A process that is not tied to one chemistry

Dragonfly says the method can be used across lithium iron phosphate, lithium metal, and sodium-ion batteries. That flexibility is the smart part of the pitch, because manufacturing tricks that work only for one chemistry tend to age badly once the market shifts.

For battery buyers, the appeal is less about patent drama and more about volume. If a factory can make different cell types on a simpler line, the economics get friendlier fast. That is especially true for solid-state batteries, which still need a lot of cost pressure before they stop sounding like future-ware.
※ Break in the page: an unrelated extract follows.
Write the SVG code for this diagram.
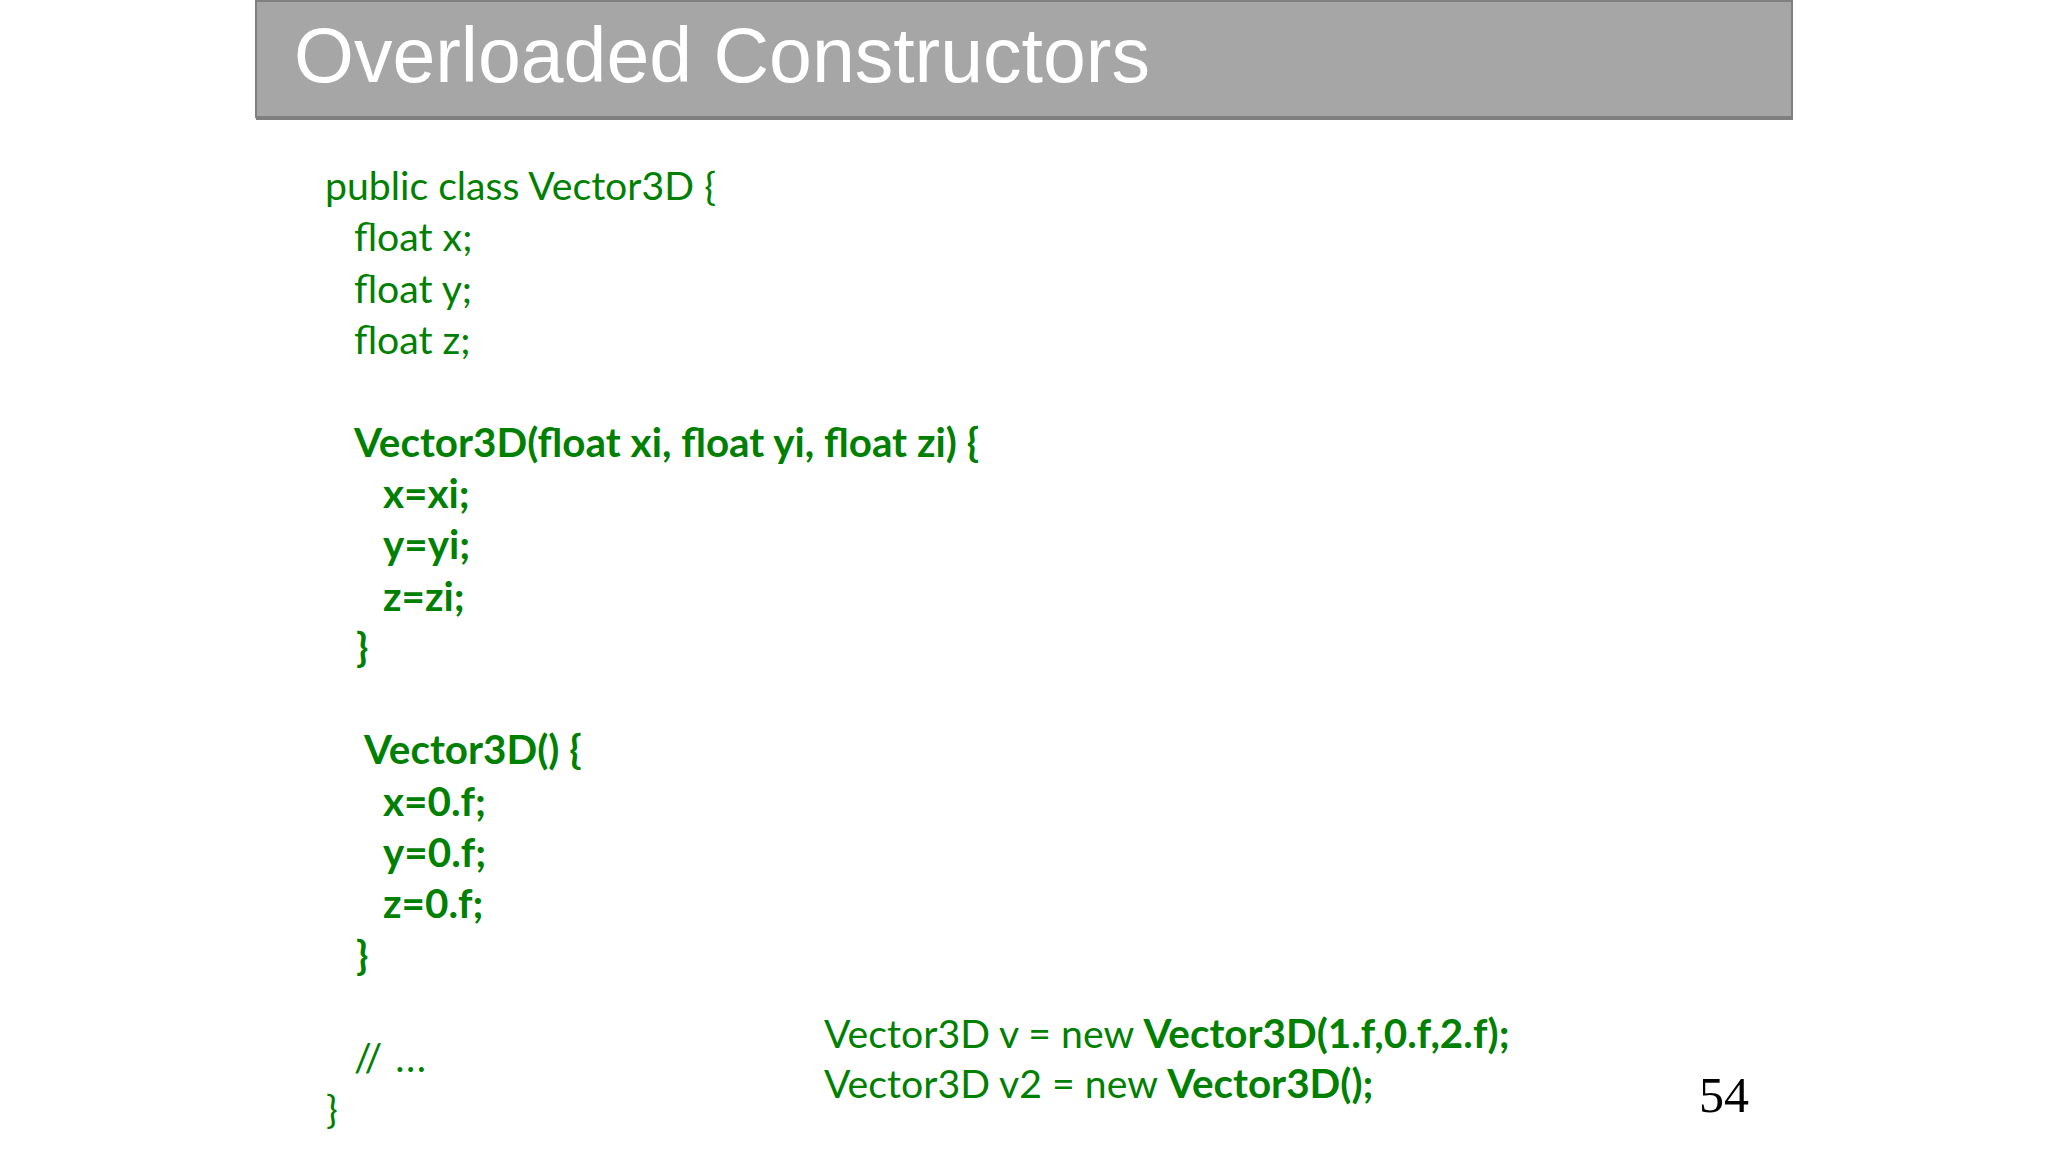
<svg xmlns="http://www.w3.org/2000/svg" width="2048" height="1152" viewBox="0 0 2048 1152">
<style>
.code{font-family:Lato,"Noto Sans",sans-serif;font-size:39.2px;fill:#008000}
.b{font-weight:bold;font-size:40.4px}
.title{font-family:"Liberation Sans",Arial,sans-serif;font-size:77px;fill:#ffffff}
.num{font-family:"Liberation Serif","Times New Roman",serif;font-size:50px;fill:#000000}
</style>
<rect width="2048" height="1152" fill="#ffffff"/>
<g id="title-bar">
<rect x="256" y="1" width="1536" height="116" fill="#a6a6a6" stroke="#808080" stroke-width="2"/>
<rect x="256" y="116" width="1537" height="4" fill="#7f7f7f"/>
<text class="title" x="294" y="82">Overloaded Constructors</text>
</g>
<g id="class-code">
<text class="code" x="325" y="200">public class Vector3D {</text>
<text class="code" x="354" y="251">float x;</text>
<text class="code" x="354" y="303">float y;</text>
<text class="code" x="354" y="354">float z;</text>
<text class="code b" x="354" y="457">Vector3D(float xi, float yi, float zi) {</text>
<text class="code b" x="383" y="508">x=xi;</text>
<text class="code b" x="383" y="559">y=yi;</text>
<text class="code b" x="383" y="611">z=zi;</text>
<text class="code b" x="356" y="662">}</text>
<text class="code b" x="364" y="764">Vector3D() {</text>
<text class="code b" x="383" y="816">x=0.f;</text>
<text class="code b" x="383" y="867">y=0.f;</text>
<text class="code b" x="383" y="918">z=0.f;</text>
<text class="code b" x="356" y="970">}</text>
<text class="code" x="354" y="1072" letter-spacing="1.5">// ...</text>
<text class="code" x="326" y="1123">}</text>
</g>
<g id="usage-code">
<text class="code" x="824" y="1048">Vector3D v = new <tspan class="b">Vector3D(1.f,0.f,2.f);</tspan></text>
<text class="code" x="824" y="1098">Vector3D v2 = new <tspan class="b">Vector3D();</tspan></text>
</g>
<g id="page-number">
<text class="num" x="1699" y="1112">54</text>
</g>
</svg>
What happens after the patent notice

Dragonfly says the U.S. Patent and Trademark Office has issued a notice of allowance, with formal registration to follow after the remaining steps and fees are completed. The company’s chief executive, Denis Fares, argues that the process could bring fully solid-state batteries closer to commercial production by making manufacturing simpler and easier to scale.

The open question is whether the factory math matches the patent language. Plenty of battery companies can describe a cleaner process; fewer can convert that into repeatable output without sacrificing yield. If Dragonfly’s dry route works, competitors will copy the logic quickly. If not, it joins the long list of battery breakthroughs that were excellent in a press release and less impressive on the line.